To build a transportation infrastructure in the annexed areas similar to what exists now in Moscow, the city will need to invest at least $15 billion in road construction, Mikhail Blinkin, director of the Higher School of Economics' Institute of Transport Economics and Transport Policy, said.

A serviceable road network would cost about $32 billion, experts say. That's for roads and light rail; metro and railways aren't included, Blinkin said.

"There are international standards for assessing a road network. We also did preliminary calculations, and our figures are roughly the same, but in reality construction will be cheaper," said Marat Khusnullin, the deputy mayor for construction.

Blinkin said several options are being considered. At a minimum, the construction of two major roads and a minimal road network will cost the city $15 billion.

If a government center is built, an additional 20 kilometers of highway will be needed, at a cost of about $32 billion.

"Will that bring happiness? I doubt it," Blinkin said. "But the situation will be better than it is today in Moscow."

The city has the equipment needed for construction. The only question is money, he added.

And the money may not be there. The website www.budget.mos.ru states that 224.16 billion rubles have been allocated for development of the transportation system in 2012, including 98 billion rubles for road construction.

So if Moscow decided to build roads in the new territories immediately, the expense would consume the entire road budget for 12 years.

Natalya Zubarevich, regional program director at the Independent Institute of Social Policy, said the city's revenue will fall in the coming years.

The capital is expected to lose 45 billion rubles in revenue this year because of tax consolidation by large holdings. In four years, that amount is projected to rise to 120 billion rubles.

Moscow would also lose significant revenue if the government decides to have people pay their income tax at their place of residence.

Moscow's deputy mayor for economic policy, Andrei Sharonov, said that 6.2 million people work in Moscow, and 2.2 million commute from beyond its boundaries.

Zubarevich gave an estimate of 1.2 million to 1.3 million people who come into Moscow from the suburbs to work every day.

The city's revenue this year is projected to be 1.46 trillion rubles.

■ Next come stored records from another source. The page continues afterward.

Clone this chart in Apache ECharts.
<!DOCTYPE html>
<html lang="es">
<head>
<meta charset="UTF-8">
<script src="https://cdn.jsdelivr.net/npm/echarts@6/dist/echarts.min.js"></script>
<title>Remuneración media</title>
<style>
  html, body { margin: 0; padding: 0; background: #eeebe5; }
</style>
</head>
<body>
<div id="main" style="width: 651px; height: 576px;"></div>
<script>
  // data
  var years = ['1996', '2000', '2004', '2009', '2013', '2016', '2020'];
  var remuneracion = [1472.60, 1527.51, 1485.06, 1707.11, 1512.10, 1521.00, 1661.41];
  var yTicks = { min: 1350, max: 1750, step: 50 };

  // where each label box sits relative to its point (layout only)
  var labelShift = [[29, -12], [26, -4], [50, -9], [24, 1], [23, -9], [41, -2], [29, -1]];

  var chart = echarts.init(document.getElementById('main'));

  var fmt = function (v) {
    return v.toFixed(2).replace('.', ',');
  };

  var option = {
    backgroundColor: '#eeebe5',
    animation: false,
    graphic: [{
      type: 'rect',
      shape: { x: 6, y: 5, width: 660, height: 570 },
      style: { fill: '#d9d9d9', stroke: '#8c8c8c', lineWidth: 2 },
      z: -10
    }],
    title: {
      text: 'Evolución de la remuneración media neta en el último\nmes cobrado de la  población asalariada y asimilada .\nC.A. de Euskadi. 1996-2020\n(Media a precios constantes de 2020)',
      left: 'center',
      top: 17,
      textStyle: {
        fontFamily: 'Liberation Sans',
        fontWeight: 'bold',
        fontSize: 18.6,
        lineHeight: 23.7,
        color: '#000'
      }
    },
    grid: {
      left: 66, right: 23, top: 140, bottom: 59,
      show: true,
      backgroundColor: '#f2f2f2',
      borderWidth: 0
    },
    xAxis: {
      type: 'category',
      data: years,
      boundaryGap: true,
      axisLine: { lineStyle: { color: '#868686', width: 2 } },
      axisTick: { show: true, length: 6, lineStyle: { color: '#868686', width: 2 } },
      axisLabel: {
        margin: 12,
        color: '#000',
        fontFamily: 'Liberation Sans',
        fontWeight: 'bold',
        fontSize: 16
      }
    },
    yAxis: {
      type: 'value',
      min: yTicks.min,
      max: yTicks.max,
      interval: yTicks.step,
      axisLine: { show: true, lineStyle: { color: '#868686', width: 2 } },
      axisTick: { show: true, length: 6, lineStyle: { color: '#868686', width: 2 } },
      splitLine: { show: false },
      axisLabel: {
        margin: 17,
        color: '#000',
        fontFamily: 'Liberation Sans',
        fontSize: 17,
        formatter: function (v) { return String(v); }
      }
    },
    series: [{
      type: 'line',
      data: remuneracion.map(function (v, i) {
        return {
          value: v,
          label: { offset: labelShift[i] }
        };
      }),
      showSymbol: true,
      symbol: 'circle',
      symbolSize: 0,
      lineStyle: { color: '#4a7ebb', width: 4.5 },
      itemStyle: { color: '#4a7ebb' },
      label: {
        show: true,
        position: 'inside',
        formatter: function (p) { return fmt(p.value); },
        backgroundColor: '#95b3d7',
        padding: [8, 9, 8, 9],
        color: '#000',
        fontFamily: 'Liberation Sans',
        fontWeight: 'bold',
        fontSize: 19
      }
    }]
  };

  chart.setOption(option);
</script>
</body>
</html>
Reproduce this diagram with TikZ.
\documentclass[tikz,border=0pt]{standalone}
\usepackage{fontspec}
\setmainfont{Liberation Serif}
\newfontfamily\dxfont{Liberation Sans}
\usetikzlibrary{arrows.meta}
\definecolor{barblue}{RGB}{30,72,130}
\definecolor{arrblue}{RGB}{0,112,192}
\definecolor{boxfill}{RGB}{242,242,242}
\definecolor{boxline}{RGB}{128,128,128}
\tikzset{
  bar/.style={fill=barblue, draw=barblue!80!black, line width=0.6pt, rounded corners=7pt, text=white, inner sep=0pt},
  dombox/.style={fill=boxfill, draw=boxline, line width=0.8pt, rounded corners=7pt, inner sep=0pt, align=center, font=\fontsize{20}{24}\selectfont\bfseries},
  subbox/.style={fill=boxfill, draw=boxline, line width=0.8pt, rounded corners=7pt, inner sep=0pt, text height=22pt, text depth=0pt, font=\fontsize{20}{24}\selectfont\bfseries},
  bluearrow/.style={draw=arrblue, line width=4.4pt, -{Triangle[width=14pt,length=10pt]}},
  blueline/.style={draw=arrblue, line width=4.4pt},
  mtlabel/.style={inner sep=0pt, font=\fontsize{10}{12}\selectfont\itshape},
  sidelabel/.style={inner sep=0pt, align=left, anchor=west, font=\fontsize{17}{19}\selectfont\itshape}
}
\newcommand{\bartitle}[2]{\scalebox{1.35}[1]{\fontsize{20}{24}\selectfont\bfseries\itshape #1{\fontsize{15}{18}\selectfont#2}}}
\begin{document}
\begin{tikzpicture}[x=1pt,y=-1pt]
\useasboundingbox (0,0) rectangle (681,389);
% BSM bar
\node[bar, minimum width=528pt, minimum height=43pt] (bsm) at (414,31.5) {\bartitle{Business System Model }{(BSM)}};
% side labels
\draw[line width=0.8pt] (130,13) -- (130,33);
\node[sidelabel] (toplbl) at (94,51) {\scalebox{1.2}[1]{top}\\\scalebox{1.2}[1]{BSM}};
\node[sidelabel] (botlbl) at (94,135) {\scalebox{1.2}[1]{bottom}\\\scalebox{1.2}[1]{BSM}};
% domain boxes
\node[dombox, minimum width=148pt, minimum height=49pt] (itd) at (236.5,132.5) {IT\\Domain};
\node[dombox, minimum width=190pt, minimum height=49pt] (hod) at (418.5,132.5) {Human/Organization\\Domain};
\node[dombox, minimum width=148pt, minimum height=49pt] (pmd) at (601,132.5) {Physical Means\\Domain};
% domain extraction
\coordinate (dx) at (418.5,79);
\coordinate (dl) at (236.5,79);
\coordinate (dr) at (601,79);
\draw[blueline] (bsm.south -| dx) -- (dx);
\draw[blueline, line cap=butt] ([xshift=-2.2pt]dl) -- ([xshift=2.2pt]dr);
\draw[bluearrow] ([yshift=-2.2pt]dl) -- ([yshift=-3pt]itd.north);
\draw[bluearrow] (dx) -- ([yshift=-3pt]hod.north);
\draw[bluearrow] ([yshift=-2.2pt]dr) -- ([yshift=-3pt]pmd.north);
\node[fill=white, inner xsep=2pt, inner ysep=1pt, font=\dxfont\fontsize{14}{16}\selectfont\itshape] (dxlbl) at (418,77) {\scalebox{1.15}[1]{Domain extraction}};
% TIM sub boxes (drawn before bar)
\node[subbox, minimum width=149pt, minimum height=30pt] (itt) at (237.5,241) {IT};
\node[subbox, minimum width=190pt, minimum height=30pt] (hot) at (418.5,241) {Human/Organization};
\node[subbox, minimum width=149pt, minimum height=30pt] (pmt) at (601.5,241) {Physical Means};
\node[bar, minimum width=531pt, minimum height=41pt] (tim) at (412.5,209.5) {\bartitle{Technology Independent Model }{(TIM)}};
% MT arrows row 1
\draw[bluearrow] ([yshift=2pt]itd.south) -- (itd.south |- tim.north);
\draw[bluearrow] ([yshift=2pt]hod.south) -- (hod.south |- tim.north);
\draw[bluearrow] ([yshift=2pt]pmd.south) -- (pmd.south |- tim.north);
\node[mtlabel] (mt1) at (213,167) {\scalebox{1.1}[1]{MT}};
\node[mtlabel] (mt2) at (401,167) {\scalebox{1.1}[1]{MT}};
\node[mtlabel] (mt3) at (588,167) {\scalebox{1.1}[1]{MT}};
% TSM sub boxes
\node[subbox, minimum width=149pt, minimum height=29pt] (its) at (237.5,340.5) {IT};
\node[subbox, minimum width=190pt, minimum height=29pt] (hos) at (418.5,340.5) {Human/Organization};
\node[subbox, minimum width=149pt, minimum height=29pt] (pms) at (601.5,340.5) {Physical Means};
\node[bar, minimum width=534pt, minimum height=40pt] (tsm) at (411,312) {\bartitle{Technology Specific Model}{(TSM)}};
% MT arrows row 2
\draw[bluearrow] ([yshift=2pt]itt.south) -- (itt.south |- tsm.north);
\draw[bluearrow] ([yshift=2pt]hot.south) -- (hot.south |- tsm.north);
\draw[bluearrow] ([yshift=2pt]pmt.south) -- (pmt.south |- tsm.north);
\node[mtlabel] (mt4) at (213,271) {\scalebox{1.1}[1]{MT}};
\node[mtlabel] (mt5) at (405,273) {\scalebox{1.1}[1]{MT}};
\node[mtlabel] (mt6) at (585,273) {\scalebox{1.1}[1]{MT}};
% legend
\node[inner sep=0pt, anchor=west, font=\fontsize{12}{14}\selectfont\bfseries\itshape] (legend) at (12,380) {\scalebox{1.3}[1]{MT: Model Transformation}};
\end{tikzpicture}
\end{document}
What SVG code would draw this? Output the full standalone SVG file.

Khusnullin said there is enough money in the budget to cover construction of transportation infrastructure in both the existing and new areas of the city.

He said city authorities would maximize the capabilities of the existing road network in the next five years and then turn their attention to new territory.

For the time being, the three-year budget for transportation development in the new territory is about 8 billion rubles.

Some members of the Moscow regional legislature are opposing the expansion of Moscow into the region, a much-touted plan that is scheduled to officially come into force in less than a week.

The Communist Party faction in the regional legislature is calling for a review of the expansion, which both Prime Minister Dmitry Medvedev and Moscow Mayor Sergei Sobyanin have backed.

Communist faction chairman Konstantin Cheremisov said the government had plowed ahead with the plan, which will draw almost 150,000 hectares out of the region's southwest, without proper public input.

"First and foremost, the authorities should have consulted with the people," he told Interfax on Friday. "But we are sticking with our own opinions and standing against Moscow's expansion," he added.

Medvedev proposed the "Greater Moscow" concept in June 2011, and both he and Sobyanin have aggressively pushed the transportation, land use and other planning for it.

The project is intended to decrease traffic congestion in the city center by relocating some ministries to the newly added land and creating space for a new financial district.